Ireland’s new Maritime Area Regulatory Authority (MARA)
The Maritime Area Regulatory Authority, or MARA, is a new state agency that was established on 17th July 2023. MARA’s functions are set out in the Maritime Area Planning Acts 2021 and 2022, and it will have a key role to play in the new streamlined consenting system for the maritime area, including:
- Assessing Maritime Area Consent (MAC) applications for the maritime area, which are required by developers before development permission can be granted;
- Granting marine licencing for specified activities;
- Compliance and enforcement of MACs, licences and offshore development consents;
- Investigations and prosecutions;
- Administration of the existing Foreshore consent portfolio;
- Fostering & promoting co-operation between regulators of the maritime area.
MARA is a body under the aegis of the Department of Housing, Local Government and Heritage and will be located in Wexford.
If you would like more information about MARA and its functions, or on any aspect of the new planning system for Ireland’s maritime area, please contact MARA at: firstname.lastname@example.org
Did You Know…?
- Ireland’s maritime area is seven times the size of its landmass.
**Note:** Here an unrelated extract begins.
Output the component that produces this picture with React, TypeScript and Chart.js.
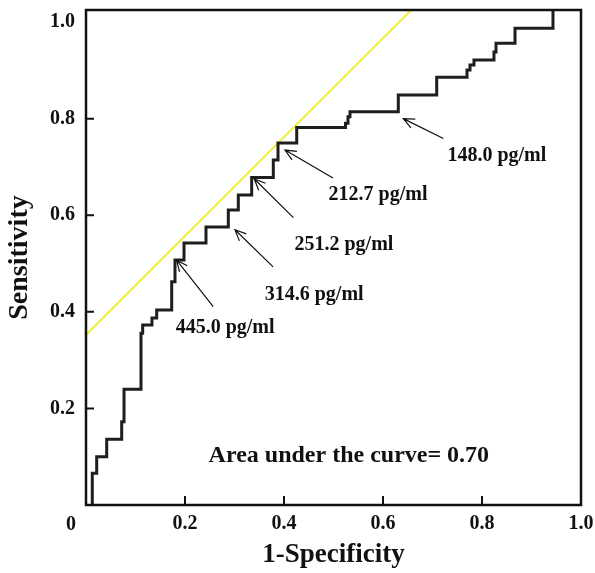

When the seabed is included, Ireland is one of the largest EU countries. Its 7,500km of coastline is longer than that of most EU countries. Seventy-five per cent of Ireland’s population live in coastal counties.
- The Maritime Area Planning Act establishes a new planning system for Ireland’s maritime area, underpinned by a statutory Marine Planning Policy Statement and guided by the National Marine Planning Framework.
- The new marine planning system consists of a licencing and development management regime from the high water mark to the outer limit of the State’s continental shelf, administered by MARA, An Bord Pleanála, and the coastal local authorities.
- MARA will be a key enabler in respect of Ireland’s ambitions for the Offshore Renewable Energy (ORE) sector. It will also support delivery of other projects of strategic importance (including cabling and telecoms projects, ports development, drainage projects, sewerage schemes etc.), facilitating the State to harness significant benefits from realising a low-carbon economy, ensuring energy security, and presenting new opportunities for economic growth.